Obviously, there is an extensive tea menu at the Tea Chapter. When I was there is was broken down into types of tea (I thought there was only Black, Green and Herbal, how wrong was I…) All have descriptions of aroma and colour in the menu. The prices vary greatly with such a wide variety of tea. Here are just a few examples of the tea available at time of writing, but this is by no means anywhere near all that is available:
- Jasmine Tea;
- Phoenix Shrubbery;
- Aged Pu Er;
- High Mountain Tea;
- Lapsang Souchong.
At Tea Chapter, you can indulge in some snacks as you sip your tea.
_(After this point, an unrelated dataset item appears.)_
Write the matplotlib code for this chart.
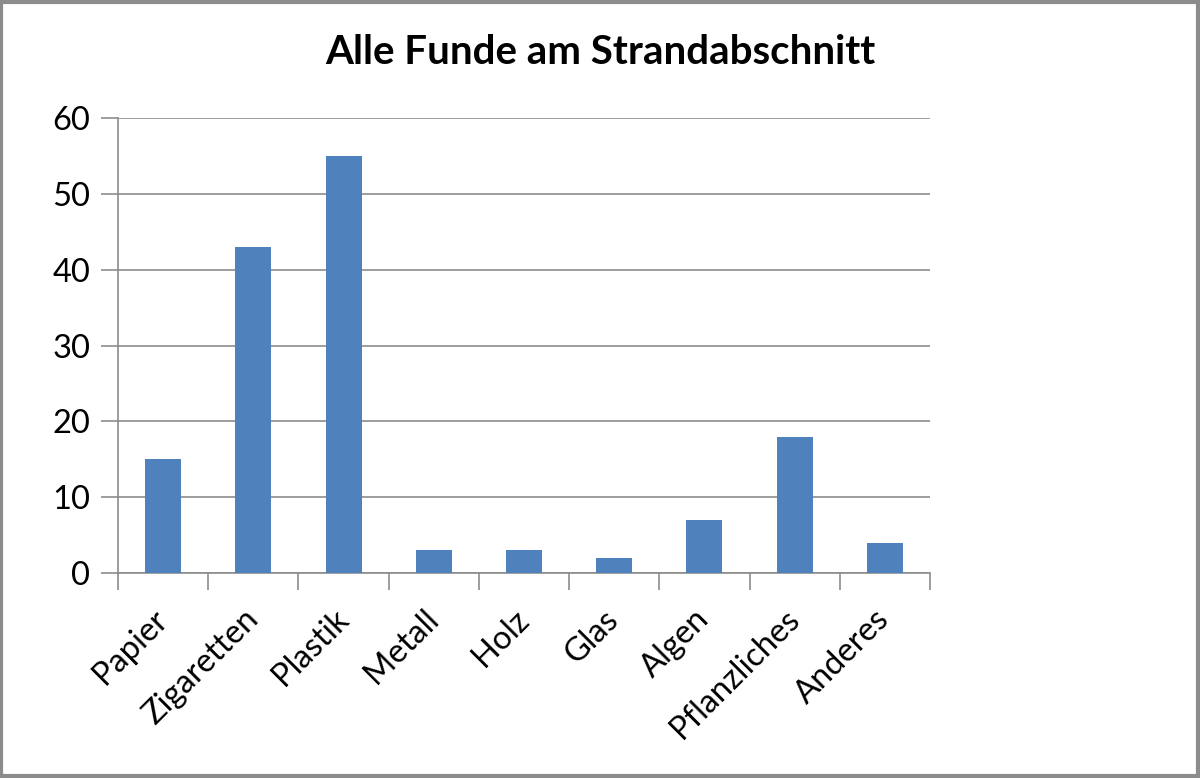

The food menu isn’t extensive, as the main focus is obviously tea, but there are hot savoury snacks and sweet desserts. Here are a few examples of what you may find on the menu:
- Dim Sum Platter;
- Dragon Well Noodles;
- Dragon Rice Balls;
- Chapter 7 Cookies.
Courses are provided as either Workshops or Tea Appreciation Packages. So whether you want an introduction or an in-depth course, there’s something for everyone with a thirst for knowledge.
The workshops are aimed at schools and colleges, whereas the Tea Appreciation Packages are for individual customers, and so can be taken by a traveller (though there is a minimum of two people). There are two types of Tea Appreciation Packages. During these sessions, you’ll learn the appreciation of different types of tea as well as learning more of the history and philosophy behind tea. If you are curious about tea and want to learn more about its history and culture, this is a great place to take a course.
How To Get To Tea Chapter
Tea Chapter is located in Chinatown in Singapore and is fairly easy to get to. The nearest MRT station is Tanjong Pagar, which is on the green line. From this station, you need to take the exit onto Peck Seah Street and head north, if you pass Wallich Street on your left, you know you are going the right way. When you reach a T-junction, turn left, you should now be on Maxwell Road. Follow until the end of the road and turn left. This should be Niel Road and Tea Chapter will be a short walk at number 9.
A visit to a Chinese Teahouse is a pleasurable, relaxing experience, wrapped up in ritual and culture. Whether it is your first experience or you are a tea geek, a tea house is a great place to visit. Tea Chapter is a brilliant place if you want to learn about the art and history of Chinese Tea, whether you just pop in for a tea and ask a few questions or go for a full workshop. If you’re visiting Singapore, visit Tea Chapter for a taste of Chinese tea culture.